Deleted from the text were a raft of prohibitions and requirements designed to protect the safety of housing occupants, particularly tenants in rental properties, or insure the maintenance of buildings and the areas around them.
For example, the board deleted clauses that prohibited the use of lead-based paint (and the requirement that an owner cover existing lead-based paints), crowding too many people into one unit and having open fires or junk cars on premises. For rural areas, outhouses would be allowed.
It also deleted requirements that landlords control rats and pests, provide screens for windows and remove trash from buildings or provide garbage cans. The requirement that rental properties be heated to 68 degrees was lowered to 65 degrees.
"In the case of the requirement for screens in windows, well, there are parts of Virginia where you are lucky to have a roof over your head that doesn't leak," said Fahl. "We tried to eliminate things that dealt with aesthetics, that were not clearly black-and-white health and safety issues."
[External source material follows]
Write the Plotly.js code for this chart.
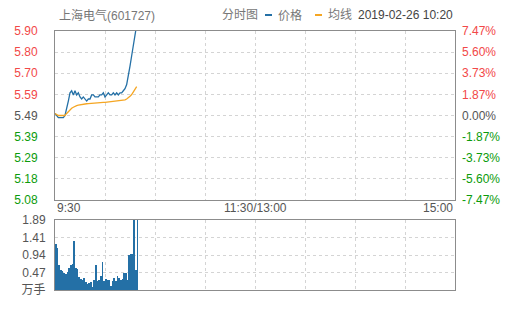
<!DOCTYPE html>
<html>
<head>
<meta charset="utf-8">
<script src="https://cdn.plot.ly/plotly-3.0.1.min.js"></script>
<style>html,body{margin:0;padding:0;background:#fff;}#chart{width:505px;height:310px;}</style>
</head>
<body>
<div id="chart"></div>
<script>
// minutes after 9:30
const minutes = [0,1,2,3,4,5,6,7,8,9,10,11,12,13,14,15,16,17,18,19,20,21,22,23,24,25,26,27,28,29,30,31,32,33,34,35,36,37,38,39,40,41,42,43,44,45,46,47,48,49];
const price = [5.50,5.49,5.48,5.48,5.48,5.48,5.49,5.52,5.56,5.60,5.61,5.59,5.61,5.59,5.60,5.58,5.57,5.58,5.57,5.56,5.57,5.57,5.59,5.59,5.58,5.58,5.58,5.59,5.59,5.60,5.58,5.59,5.60,5.59,5.59,5.60,5.59,5.60,5.59,5.60,5.60,5.61,5.62,5.64,5.68,5.73,5.78,5.83,5.87,5.93];
const avgPrice = [5.50,5.495,5.49,5.49,5.49,5.49,5.49,5.50,5.51,5.52,5.525,5.53,5.535,5.538,5.54,5.542,5.544,5.545,5.546,5.547,5.548,5.549,5.55,5.55,5.551,5.552,5.552,5.553,5.553,5.554,5.554,5.555,5.556,5.556,5.557,5.558,5.558,5.559,5.56,5.561,5.562,5.564,5.566,5.57,5.575,5.583,5.592,5.603,5.615,5.63];
const volume = [1.23,1.14,0.68,0.54,0.50,0.45,0.42,0.48,0.60,0.68,0.70,1.32,0.60,0.58,0.34,0.31,0.28,0.33,0.21,0.15,0.18,0.22,0.09,0.26,0.67,0.25,0.26,0.39,0.75,0.25,0.29,0.26,0.26,0.12,0.24,0.33,0.24,0.39,0.33,0.28,0.31,0.45,0.45,0.28,0.95,0.97,0.97,2.2,0.54,2.2];

const priceLabels = ['5.08','5.18','5.29','5.39','5.49','5.59','5.70','5.80','5.90'];
const pctLabels = ['-7.47%','-5.60%','-3.73%','-1.87%','0.00%','1.87%','3.73%','5.60%','7.47%'];
const volLabels = ['万手','0.47','0.94','1.41','1.89'];
const volTicks = [0,0.47,0.94,1.41,1.89];
const timeTicks = [0,30,60,90,120,150,180,210,240];
const timeLabels = ['9:30','11:30/13:00','15:00'];
const timeLabelPos = [0,120,240];

const stockName = '上海电气(601727)';
const chartName = '分时图';
const legendNames = ['价格','均线'];
const dateText = '2019-02-26 10:20';

const RED = '#f24848', GREEN = '#0b9b0b', GRAY = '#555';
const BLUE = '#2470a6', ORANGE = '#f5a623';
const FONT = 'Liberation Sans, Arial, Noto Sans CJK SC, sans-serif';

const pMin = parseFloat(priceLabels[0]), pMax = parseFloat(priceLabels[priceLabels.length-1]);
const step = (pMax - pMin) / (priceLabels.length - 1);
const priceTickVals = priceLabels.map((_, i) => pMin + i*step);
const pctMax = parseFloat(pctLabels[pctLabels.length-1]);
const pctStep = 2*pctMax/(pctLabels.length-1);
const pctTickVals = pctLabels.map((_, i) => -pctMax + i*pctStep);
const mid = (priceLabels.length - 1) / 2;
const colorFor = (i) => i > mid ? RED : (i < mid ? GREEN : GRAY);
const priceTickText = priceLabels.map((t, i) => `<span style="color:${colorFor(i)}">${t}</span>`);
const pctTickText = pctLabels.map((t, i) => `<span style="color:${colorFor(i)}">${t}</span>`);

const traces = [
  {x: minutes, y: price, type: 'scatter', mode: 'lines', line: {color: BLUE, width: 1.3}, xaxis: 'x', yaxis: 'y', hoverinfo: 'skip'},
  {x: minutes, y: avgPrice, type: 'scatter', mode: 'lines', line: {color: ORANGE, width: 1.3}, xaxis: 'x', yaxis: 'y', hoverinfo: 'skip'},
  {x: [minutes[0]], y: [null], type: 'scatter', mode: 'lines', xaxis: 'x', yaxis: 'y2', hoverinfo: 'skip'},
  {x: minutes, y: volume, type: 'bar', marker: {color: BLUE, line: {width: 0}}, width: 1, offset: 0, xaxis: 'x2', yaxis: 'y3', hoverinfo: 'skip'}
];

const gridStyle = {showgrid: true, gridcolor: '#d4d4d4', griddash: '3px,3px', gridwidth: 1};
const lineStyle = {showline: true, linecolor: '#8c8c8c', linewidth: 1, mirror: true, zeroline: false};

const annotations = [];
timeLabels.forEach((t, i) => {
  annotations.push({text: t, x: timeLabelPos[i], xref: 'x', y: 0, yref: 'y domain', yanchor: 'top', yshift: 1,
    xanchor: i === 0 ? 'left' : (i === timeLabels.length-1 ? 'right' : 'center'), showarrow: false,
    font: {family: FONT, size: 12, color: GRAY}});
});
const hdrFont = {family: FONT, size: 12, color: '#777'};
const hdr = (text, x, xanchor, font) => ({text, xref: 'paper', x, xanchor, yref: 'y domain', y: 1, yanchor: 'middle', yshift: 16, showarrow: false, font});
annotations.push(hdr(stockName, 0.005, 'left', hdrFont));
annotations.push(hdr(chartName, 0.4125, 'left', hdrFont));
annotations.push(hdr(legendNames[0], 0.5525, 'left', hdrFont));
annotations.push(hdr(legendNames[1], 0.6775, 'left', hdrFont));
annotations.push(hdr(dateText, 1, 'right', {family: FONT, size: 12, color: '#444'}));

const shapes = [
  {type: 'line', xref: 'paper', yref: 'paper', x0: 0.525, x1: 0.5425, y0: 1.0618, y1: 1.0618, line: {color: BLUE, width: 2}},
  {type: 'line', xref: 'paper', yref: 'paper', x0: 0.65, x1: 0.6675, y0: 1.0618, y1: 1.0618, line: {color: ORANGE, width: 2}}
];

const layout = {
  width: 505, height: 310,
  margin: {l: 55, r: 50, t: 31, b: 20, pad: 0},
  paper_bgcolor: '#fff', plot_bgcolor: '#fff',
  showlegend: false,
  font: {family: FONT, size: 12, color: GRAY},
  xaxis: Object.assign({domain: [0, 1], range: [0, 240], tickvals: timeTicks, showticklabels: false, ticks: '', anchor: 'y'}, gridStyle, lineStyle),
  yaxis: Object.assign({domain: [0.3475, 1], range: [pMin, pMax], tickvals: priceTickVals, ticktext: priceTickText, ticks: '', ticklabelstandoff: 14, tickfont: {family: FONT, size: 12}}, gridStyle, lineStyle),
  yaxis2: {overlaying: 'y', side: 'right', range: [-pctMax, pctMax], tickvals: pctTickVals, ticktext: pctTickText, showgrid: false, zeroline: false, ticks: '', ticklabelstandoff: 6, tickfont: {family: FONT, size: 12}, anchor: 'x'},
  xaxis2: Object.assign({domain: [0, 1], range: [0, 240], tickvals: timeTicks, showticklabels: false, ticks: '', anchor: 'y3'}, gridStyle, lineStyle),
  yaxis3: Object.assign({domain: [0, 0.2703], range: [0, volTicks[volTicks.length-1]], tickvals: volTicks, ticktext: volLabels, ticks: '', ticklabelstandoff: 6, tickfont: {family: FONT, size: 12, color: GRAY}, anchor: 'x2'}, gridStyle, lineStyle),
  bargap: 0,
  annotations: annotations,
  shapes: shapes
};

Plotly.newPlot('chart', traces, layout, {staticPlot: true, displayModeBar: false});
</script>
</body>
</html>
Fahl admitted, however, that it was "clear from the public hearings that we may not have been very successful" at meeting the needs of both urban and rural areas.
Donald R. Slatton, executive vice president of the Apartment and Office Building Association of Metropolitan Washington, said, "We are adamantly opposed to any local option for a maintenance code. The new statewide building maintenance code deals with what is reasonable in more general terms. We think its the best kind of compromise they are going to get."
Slatton said that his group, which includes most large-apartment owners and building maintenance companies in Northern Virginia, has been involved in the writing of the maintenance code "since day one," and that it will stay involved until there's one on the books.
Samuel Finz, executive director of the Northern Virginia Builders Association, said his group had not been involved in the writing of the code but that it believes the proposed code "does not actually lessen safety standards, even though it has been made out that way in some areas."
He said, however, that he was not aware of most of the specific recommendations and if there were some that weakened the local maintenance codes in Northern Virginia, he would like to see them. "We are totally in favor of safety," said Finz.
Two members of the state board are members of the Northern Virginia Builders Association.
Fire officials in Northern Virginia said they also were concerned about the draft propoal for the statewide fire code, saying it, too, would seriously weaken local codes.
"This proposal would eliminate the requirement that party walls between town houses retard fire for any specific time period," said Fairfax County Supervisor Audrey Moore. "It would also eliminate what we call 'fire limits,' requirements that buildings in congested commercial areas have extra protections in case firefighters cannot get to the scene in time."
Moore also said that the proposed statewide fire code would make it impossible for local fire officials to arrest someone violating the fire code and would limit penalties to a maximum $1,000 fine. Many jurisdictions now allow fire code violators to be punished by jail sentences.
"The problem with the way Virginia is handling this is that if someone can convince the eight people on the board, it becomes law for the whole state," said Moore. "It just isn't fair to people who need more protections."